# Do this
Transcribe every entry word for word. Skip the pictures.

◇ ◇ ◇

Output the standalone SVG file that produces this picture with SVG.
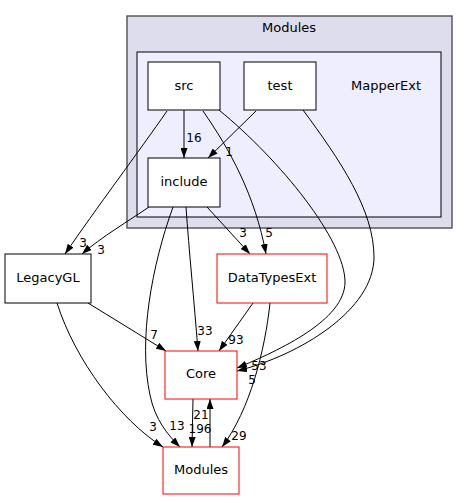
<svg xmlns="http://www.w3.org/2000/svg" width="468" height="500" viewBox="0 0 468 500">
<style>
text{font-family:"DejaVu Sans",sans-serif;fill:#000}
.nl{font-size:13px;text-anchor:middle}
.el{font-size:12px;text-anchor:middle}
.n{fill:#fff;stroke:#000;stroke-width:1}
.r{fill:#fff;stroke:#ff0000;stroke-width:1}
.e{fill:none;stroke:#000;stroke-width:1;marker-end:url(#a)}
</style>
<defs>
<marker id="a" viewBox="0 0 10 7" refX="10" refY="3.5" markerWidth="10" markerHeight="7" markerUnits="userSpaceOnUse" orient="auto">
<path d="M0,0 L10,3.5 L0,7 z" fill="#000"/>
</marker>
</defs>
<rect width="468" height="500" fill="#fff"/>
<g id="cluster_Modules">
<rect x="127" y="16" width="325" height="212" fill="#ddddee" stroke="#444" stroke-width="1.3"/>
<text class="nl" x="289" y="32">Modules</text>
</g>
<g id="cluster_MapperExt">
<rect x="137" y="52" width="304" height="165" fill="#eeeeff" stroke="#000"/>
<text class="nl" x="386" y="90">MapperExt</text>
</g>
<g id="edges">
<path class="e" d="M184,110 L184,158"/>
<path class="e" d="M256,111 L208,158"/>
<path class="e" d="M167,111 C140,150 95,210 65,254"/>
<path class="e" d="M149,207 C130,220 100,238 82,254"/>
<path class="e" d="M186,207 C189,250 194,300 198,351"/>
<path class="e" d="M173,207 C152,265 138,340 150,395 C155,420 168,435 180,447"/>
<path class="e" d="M207,207 L250,254"/>
<path class="e" d="M203,111 C230,150 255,195 266,254"/>
<path class="e" d="M219,110 C280,160 345,240 345,282 C345,320 280,350 237,368"/>
<path class="e" d="M303,110 C340,160 374,210 374,257 C374,310 300,355 237,371"/>
<path class="e" d="M253,303 L219,351"/>
<path class="e" d="M270,303 C265,350 250,410 222,447"/>
<path class="e" d="M88,303 L166,351"/>
<path class="e" d="M57,303 C75,360 120,420 163,447"/>
<path class="e" d="M193,399 L192,447"/>
<path class="e" d="M210,447 L210,399"/>
<text class="el" x="194" y="142">16</text>
<text class="el" x="229" y="156">1</text>
<text class="el" x="83" y="247">3</text>
<text class="el" x="101" y="254">3</text>
<text class="el" x="205" y="335">33</text>
<text class="el" x="177" y="430">13</text>
<text class="el" x="243" y="237">3</text>
<text class="el" x="269" y="237">5</text>
<text class="el" x="259" y="370">53</text>
<text class="el" x="252" y="384">5</text>
<text class="el" x="236" y="344">93</text>
<text class="el" x="239" y="440">29</text>
<text class="el" x="154" y="339">7</text>
<text class="el" x="153" y="431">3</text>
<text class="el" x="200" y="433">196</text>
<text class="el" x="201" y="419">21</text>
</g>
<g id="node_src">
<rect class="n" x="148" y="62" width="72" height="48"/>
<text class="nl" x="184" y="90">src</text>
</g>
<g id="node_test">
<rect class="n" x="244" y="62" width="72" height="48"/>
<text class="nl" x="280" y="90">test</text>
</g>
<g id="node_include">
<rect class="n" x="148" y="158" width="72" height="49"/>
<text class="nl" x="184" y="186">include</text>
</g>
<g id="node_LegacyGL">
<rect class="n" x="5" y="254" width="86" height="49"/>
<text class="nl" x="48" y="282">LegacyGL</text>
</g>
<g id="node_DataTypesExt">
<rect class="r" x="217" y="254" width="110" height="49"/>
<text class="nl" x="272" y="282">DataTypesExt</text>
</g>
<g id="node_Core">
<rect class="r" x="165" y="351" width="72" height="48"/>
<text class="nl" x="201" y="378">Core</text>
</g>
<g id="node_Modules">
<rect class="r" x="163" y="447" width="76" height="47"/>
<text class="nl" x="201" y="474">Modules</text>
</g>
</svg>
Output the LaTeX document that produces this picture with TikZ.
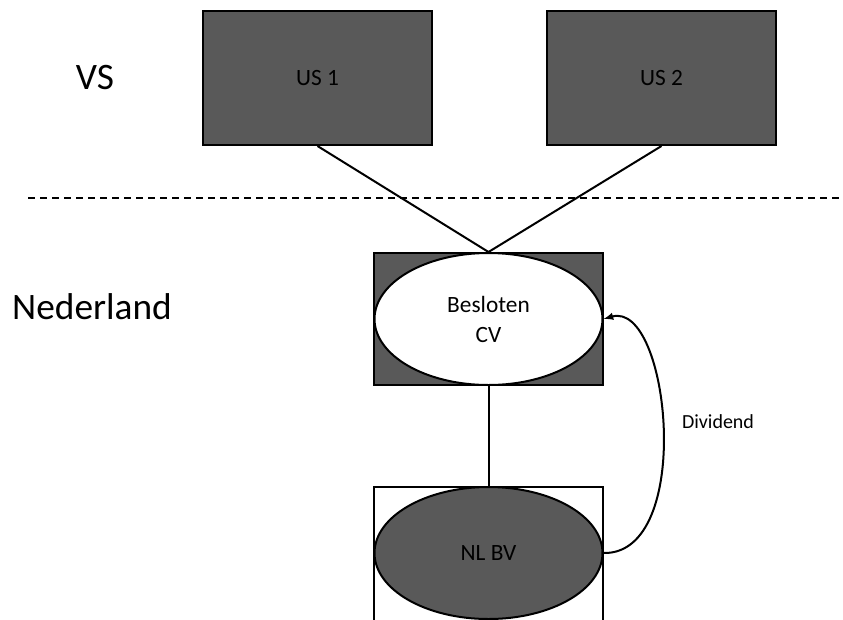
\documentclass[tikz,border=0pt]{standalone}
\usepackage{fontspec}
\setmainfont{Carlito}
\usepackage{tikz}
\usetikzlibrary{shapes.geometric}

\definecolor{boxgray}{HTML}{595959}

\begin{document}
\begin{tikzpicture}[x=0.75pt, y=-0.75pt, line width=1.5pt,
  entbox/.style={draw, rectangle, minimum width=171.75pt, inner sep=0pt},
  entoval/.style={draw, ellipse, minimum width=171pt, minimum height=99pt, inner sep=0pt, align=center},
  boxtext/.style={font=\fontsize{17.5}{22.5}\selectfont},
  landtext/.style={font=\fontsize{28}{30}\selectfont}]
\clip (0,0) rectangle (843,619);

% Countries
\node[landtext] (vs) at (95,78) {VS};
\node[landtext] (nl) at (92,307) {Nederland};

% Border
\draw[dash pattern=on 5.5pt off 3.5pt, line width=2.2pt] (28,198) -- (843,198);

% US companies
\node[entbox, fill=boxgray, minimum height=100.5pt, boxtext] (us1) at (317.5,78) {US 1};
\node[entbox, fill=boxgray, minimum height=100.5pt, boxtext] (us2) at (661.5,78) {US 2};

% Dutch entities
\node[entbox, fill=boxgray, minimum height=99pt] (cvbox) at (488.5,319) {};
\node[entoval, fill=white, boxtext] (cv) at (488.5,319) {Besloten\\CV};
\node[entbox, fill=white, minimum height=150pt] (nlbox) at (488.5,587) {};
\node[entoval, fill=boxgray, boxtext] (nlbv) at (488.5,553) {NL BV};

% Ownership lines
\draw (us1.south) -- (cvbox.north);
\draw (us2.south) -- (cvbox.north);
\draw (cvbox.south) -- (nlbox.north);

% Dividend flow
\draw[-latex] (nlbv.east) .. controls (695,555) and (670,300) .. (cv.east);
\node[font=\fontsize{15}{18}\selectfont] (div) at (718,422) {Dividend};
\end{tikzpicture}
\end{document}
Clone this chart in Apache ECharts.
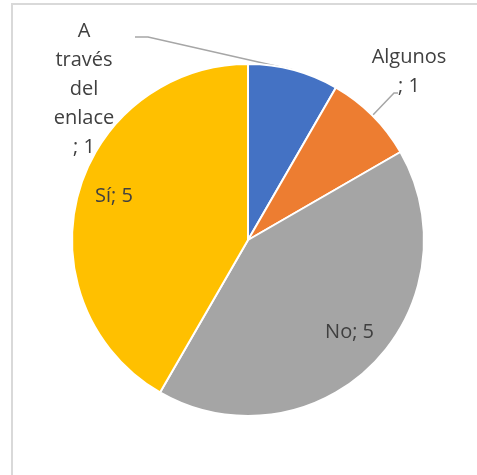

◇ ◇ ◇

# Answer for this exercise
Output the standalone SVG file that produces this picture with SVG.
<svg xmlns="http://www.w3.org/2000/svg" width="468" height="500" viewBox="0 0 468 500">
<style>
text{font-family:"DejaVu Sans",sans-serif;fill:#000}
.nl{font-size:13px;text-anchor:middle}
.el{font-size:12px;text-anchor:middle}
.n{fill:#fff;stroke:#000;stroke-width:1}
.r{fill:#fff;stroke:#ff0000;stroke-width:1}
.e{fill:none;stroke:#000;stroke-width:1;marker-end:url(#a)}
</style>
<defs>
<marker id="a" viewBox="0 0 10 7" refX="10" refY="3.5" markerWidth="10" markerHeight="7" markerUnits="userSpaceOnUse" orient="auto">
<path d="M0,0 L10,3.5 L0,7 z" fill="#000"/>
</marker>
</defs>
<rect width="468" height="500" fill="#fff"/>
<g id="cluster_Modules">
<rect x="127" y="16" width="325" height="212" fill="#ddddee" stroke="#444" stroke-width="1.3"/>
<text class="nl" x="289" y="32">Modules</text>
</g>
<g id="cluster_MapperExt">
<rect x="137" y="52" width="304" height="165" fill="#eeeeff" stroke="#000"/>
<text class="nl" x="386" y="90">MapperExt</text>
</g>
<g id="edges">
<path class="e" d="M184,110 L184,158"/>
<path class="e" d="M256,111 L208,158"/>
<path class="e" d="M167,111 C140,150 95,210 65,254"/>
<path class="e" d="M149,207 C130,220 100,238 82,254"/>
<path class="e" d="M186,207 C189,250 194,300 198,351"/>
<path class="e" d="M173,207 C152,265 138,340 150,395 C155,420 168,435 180,447"/>
<path class="e" d="M207,207 L250,254"/>
<path class="e" d="M203,111 C230,150 255,195 266,254"/>
<path class="e" d="M219,110 C280,160 345,240 345,282 C345,320 280,350 237,368"/>
<path class="e" d="M303,110 C340,160 374,210 374,257 C374,310 300,355 237,371"/>
<path class="e" d="M253,303 L219,351"/>
<path class="e" d="M270,303 C265,350 250,410 222,447"/>
<path class="e" d="M88,303 L166,351"/>
<path class="e" d="M57,303 C75,360 120,420 163,447"/>
<path class="e" d="M193,399 L192,447"/>
<path class="e" d="M210,447 L210,399"/>
<text class="el" x="194" y="142">16</text>
<text class="el" x="229" y="156">1</text>
<text class="el" x="83" y="247">3</text>
<text class="el" x="101" y="254">3</text>
<text class="el" x="205" y="335">33</text>
<text class="el" x="177" y="430">13</text>
<text class="el" x="243" y="237">3</text>
<text class="el" x="269" y="237">5</text>
<text class="el" x="259" y="370">53</text>
<text class="el" x="252" y="384">5</text>
<text class="el" x="236" y="344">93</text>
<text class="el" x="239" y="440">29</text>
<text class="el" x="154" y="339">7</text>
<text class="el" x="153" y="431">3</text>
<text class="el" x="200" y="433">196</text>
<text class="el" x="201" y="419">21</text>
</g>
<g id="node_src">
<rect class="n" x="148" y="62" width="72" height="48"/>
<text class="nl" x="184" y="90">src</text>
</g>
<g id="node_test">
<rect class="n" x="244" y="62" width="72" height="48"/>
<text class="nl" x="280" y="90">test</text>
</g>
<g id="node_include">
<rect class="n" x="148" y="158" width="72" height="49"/>
<text class="nl" x="184" y="186">include</text>
</g>
<g id="node_LegacyGL">
<rect class="n" x="5" y="254" width="86" height="49"/>
<text class="nl" x="48" y="282">LegacyGL</text>
</g>
<g id="node_DataTypesExt">
<rect class="r" x="217" y="254" width="110" height="49"/>
<text class="nl" x="272" y="282">DataTypesExt</text>
</g>
<g id="node_Core">
<rect class="r" x="165" y="351" width="72" height="48"/>
<text class="nl" x="201" y="378">Core</text>
</g>
<g id="node_Modules">
<rect class="r" x="163" y="447" width="76" height="47"/>
<text class="nl" x="201" y="474">Modules</text>
</g>
</svg>
Output the LaTeX document that produces this picture with TikZ.
\documentclass[tikz,border=0pt]{standalone}
\usepackage{fontspec}
\setmainfont{Carlito}
\usepackage{tikz}
\usetikzlibrary{shapes.geometric}

\definecolor{boxgray}{HTML}{595959}

\begin{document}
\begin{tikzpicture}[x=0.75pt, y=-0.75pt, line width=1.5pt,
  entbox/.style={draw, rectangle, minimum width=171.75pt, inner sep=0pt},
  entoval/.style={draw, ellipse, minimum width=171pt, minimum height=99pt, inner sep=0pt, align=center},
  boxtext/.style={font=\fontsize{17.5}{22.5}\selectfont},
  landtext/.style={font=\fontsize{28}{30}\selectfont}]
\clip (0,0) rectangle (843,619);

% Countries
\node[landtext] (vs) at (95,78) {VS};
\node[landtext] (nl) at (92,307) {Nederland};

% Border
\draw[dash pattern=on 5.5pt off 3.5pt, line width=2.2pt] (28,198) -- (843,198);

% US companies
\node[entbox, fill=boxgray, minimum height=100.5pt, boxtext] (us1) at (317.5,78) {US 1};
\node[entbox, fill=boxgray, minimum height=100.5pt, boxtext] (us2) at (661.5,78) {US 2};

% Dutch entities
\node[entbox, fill=boxgray, minimum height=99pt] (cvbox) at (488.5,319) {};
\node[entoval, fill=white, boxtext] (cv) at (488.5,319) {Besloten\\CV};
\node[entbox, fill=white, minimum height=150pt] (nlbox) at (488.5,587) {};
\node[entoval, fill=boxgray, boxtext] (nlbv) at (488.5,553) {NL BV};

% Ownership lines
\draw (us1.south) -- (cvbox.north);
\draw (us2.south) -- (cvbox.north);
\draw (cvbox.south) -- (nlbox.north);

% Dividend flow
\draw[-latex] (nlbv.east) .. controls (695,555) and (670,300) .. (cv.east);
\node[font=\fontsize{15}{18}\selectfont] (div) at (718,422) {Dividend};
\end{tikzpicture}
\end{document}
Clone this chart in Apache ECharts.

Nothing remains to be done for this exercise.